### Data extract
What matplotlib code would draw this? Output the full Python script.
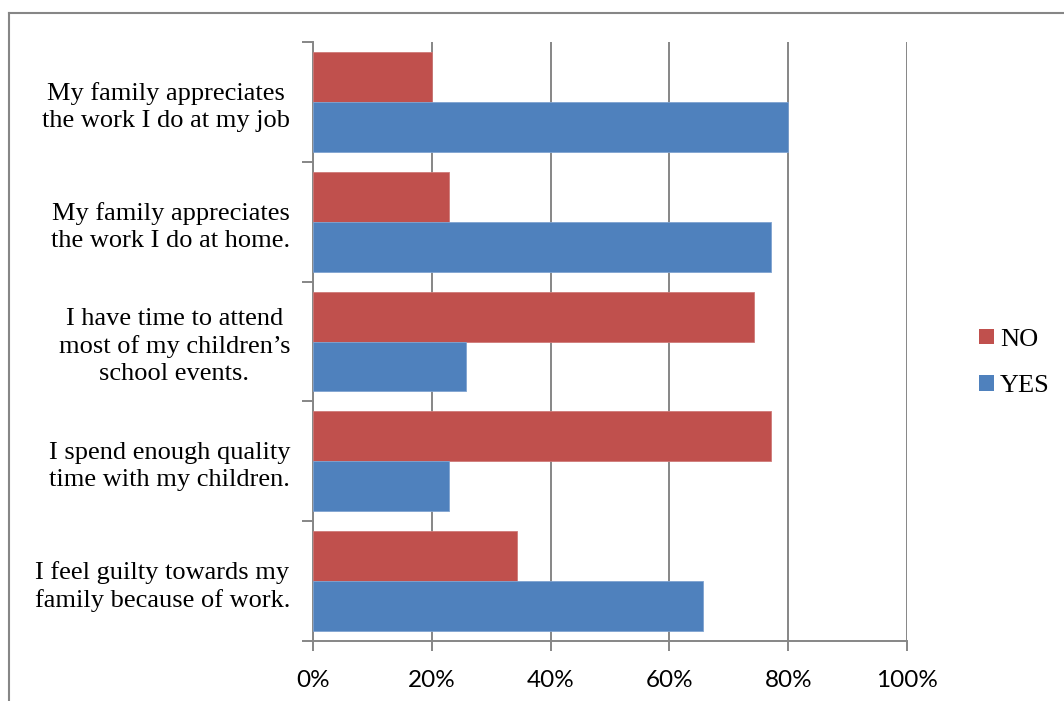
import matplotlib
matplotlib.use("Agg")
import matplotlib.pyplot as plt
from matplotlib.lines import Line2D
from matplotlib.patches import Patch
from matplotlib.ticker import FuncFormatter
import numpy as np

# Survey statements (top to bottom) and response shares in percent
statements = [
    "My family appreciates\nthe work I do at my job",
    "My family appreciates\nthe work I do at home.",
    "I have time to attend\nmost of my children\u2019s\nschool events.",
    "I spend enough quality\ntime with my children.",
    "I feel guilty towards my\nfamily because of work.",
]
no_share = [20.0, 22.9, 74.3, 77.1, 34.3]
yes_share = [80.0, 77.1, 25.7, 22.9, 65.7]
x_ticks = [0, 20, 40, 60, 80, 100]

RED = "#C0504D"
BLUE = "#4F81BD"
GRID = "#868686"

W, H = 1064, 701
fig = plt.figure(figsize=(W / 100, H / 100), dpi=100)
ax = fig.add_axes([313 / W, (H - 641) / H, (907 - 313) / W, (641 - 42) / H])

y = np.arange(len(statements))
bh = 50 / 120
ax.barh(y - bh / 2, no_share, height=bh, color=RED, edgecolor="#cf7a78", linewidth=0.6, zorder=3)
ax.barh(y + bh / 2, yes_share, height=bh, color=BLUE, edgecolor="#7fa3d0", linewidth=0.6, zorder=3)

ax.set_xlim(0, 100)
ax.set_ylim(len(statements) - 0.5, -0.5)

ax.set_xticks(x_ticks)
ax.xaxis.set_major_formatter(FuncFormatter(lambda v, p: f"{v:.0f}%"))
ax.grid(axis="x", color=GRID, linewidth=1.4, zorder=0)
ax.tick_params(axis="x", length=7, width=1.4, color=GRID, pad=14, labelsize=17.5)
for lbl in ax.get_xticklabels():
    lbl.set_family(["Lato", "DejaVu Sans"])

ax.set_yticks(np.arange(-0.5, len(statements), 1.0))
ax.set_yticklabels([])
ax.set_yticks(y, minor=True)
ax.set_yticklabels(statements, minor=True, family="Liberation Serif", fontsize=19,
                   multialignment="center", linespacing=1.3)
ax.tick_params(axis="y", which="major", length=8, width=1.4, color=GRID)
ax.tick_params(axis="y", which="minor", length=0, pad=16.5)

for side in ("top", "right"):
    ax.spines[side].set_visible(False)
for side in ("left", "bottom"):
    ax.spines[side].set_color(GRID)
    ax.spines[side].set_linewidth(1.4)

# Chart frame (top and left edges)
fig.add_artist(Line2D([9 / W, 1], [1 - 12.5 / H] * 2, color=GRID, linewidth=1.5,
                      transform=fig.transFigure))
fig.add_artist(Line2D([9 / W] * 2, [0, 1 - 12.5 / H], color=GRID, linewidth=1.5,
                      transform=fig.transFigure))

handles = [Patch(facecolor=RED, label="NO"), Patch(facecolor=BLUE, label="YES")]
fig.legend(handles=handles, loc="center left", bbox_to_anchor=(979 / W, 1 - 363 / H),
           frameon=False, prop={"family": "Liberation Serif", "size": 19},
           borderaxespad=0, borderpad=0,
           handlelength=0.55, handleheight=0.55, handletextpad=0.25, labelspacing=0.92)

fig.savefig("out.png", dpi=100, facecolor="white")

### Requirement
Produce an exact copy of each line of data, skipping embedded images.

### Result of the exercise
What matplotlib code would draw this? Output the full Python script.
import matplotlib
matplotlib.use("Agg")
import matplotlib.pyplot as plt
from matplotlib.lines import Line2D
from matplotlib.patches import Patch
from matplotlib.ticker import FuncFormatter
import numpy as np

# Survey statements (top to bottom) and response shares in percent
statements = [
    "My family appreciates\nthe work I do at my job",
    "My family appreciates\nthe work I do at home.",
    "I have time to attend\nmost of my children\u2019s\nschool events.",
    "I spend enough quality\ntime with my children.",
    "I feel guilty towards my\nfamily because of work.",
]
no_share = [20.0, 22.9, 74.3, 77.1, 34.3]
yes_share = [80.0, 77.1, 25.7, 22.9, 65.7]
x_ticks = [0, 20, 40, 60, 80, 100]

RED = "#C0504D"
BLUE = "#4F81BD"
GRID = "#868686"

W, H = 1064, 701
fig = plt.figure(figsize=(W / 100, H / 100), dpi=100)
ax = fig.add_axes([313 / W, (H - 641) / H, (907 - 313) / W, (641 - 42) / H])

y = np.arange(len(statements))
bh = 50 / 120
ax.barh(y - bh / 2, no_share, height=bh, color=RED, edgecolor="#cf7a78", linewidth=0.6, zorder=3)
ax.barh(y + bh / 2, yes_share, height=bh, color=BLUE, edgecolor="#7fa3d0", linewidth=0.6, zorder=3)

ax.set_xlim(0, 100)
ax.set_ylim(len(statements) - 0.5, -0.5)

ax.set_xticks(x_ticks)
ax.xaxis.set_major_formatter(FuncFormatter(lambda v, p: f"{v:.0f}%"))
ax.grid(axis="x", color=GRID, linewidth=1.4, zorder=0)
ax.tick_params(axis="x", length=7, width=1.4, color=GRID, pad=14, labelsize=17.5)
for lbl in ax.get_xticklabels():
    lbl.set_family(["Lato", "DejaVu Sans"])

ax.set_yticks(np.arange(-0.5, len(statements), 1.0))
ax.set_yticklabels([])
ax.set_yticks(y, minor=True)
ax.set_yticklabels(statements, minor=True, family="Liberation Serif", fontsize=19,
                   multialignment="center", linespacing=1.3)
ax.tick_params(axis="y", which="major", length=8, width=1.4, color=GRID)
ax.tick_params(axis="y", which="minor", length=0, pad=16.5)

for side in ("top", "right"):
    ax.spines[side].set_visible(False)
for side in ("left", "bottom"):
    ax.spines[side].set_color(GRID)
    ax.spines[side].set_linewidth(1.4)

# Chart frame (top and left edges)
fig.add_artist(Line2D([9 / W, 1], [1 - 12.5 / H] * 2, color=GRID, linewidth=1.5,
                      transform=fig.transFigure))
fig.add_artist(Line2D([9 / W] * 2, [0, 1 - 12.5 / H], color=GRID, linewidth=1.5,
                      transform=fig.transFigure))

handles = [Patch(facecolor=RED, label="NO"), Patch(facecolor=BLUE, label="YES")]
fig.legend(handles=handles, loc="center left", bbox_to_anchor=(979 / W, 1 - 363 / H),
           frameon=False, prop={"family": "Liberation Serif", "size": 19},
           borderaxespad=0, borderpad=0,
           handlelength=0.55, handleheight=0.55, handletextpad=0.25, labelspacing=0.92)

fig.savefig("out.png", dpi=100, facecolor="white")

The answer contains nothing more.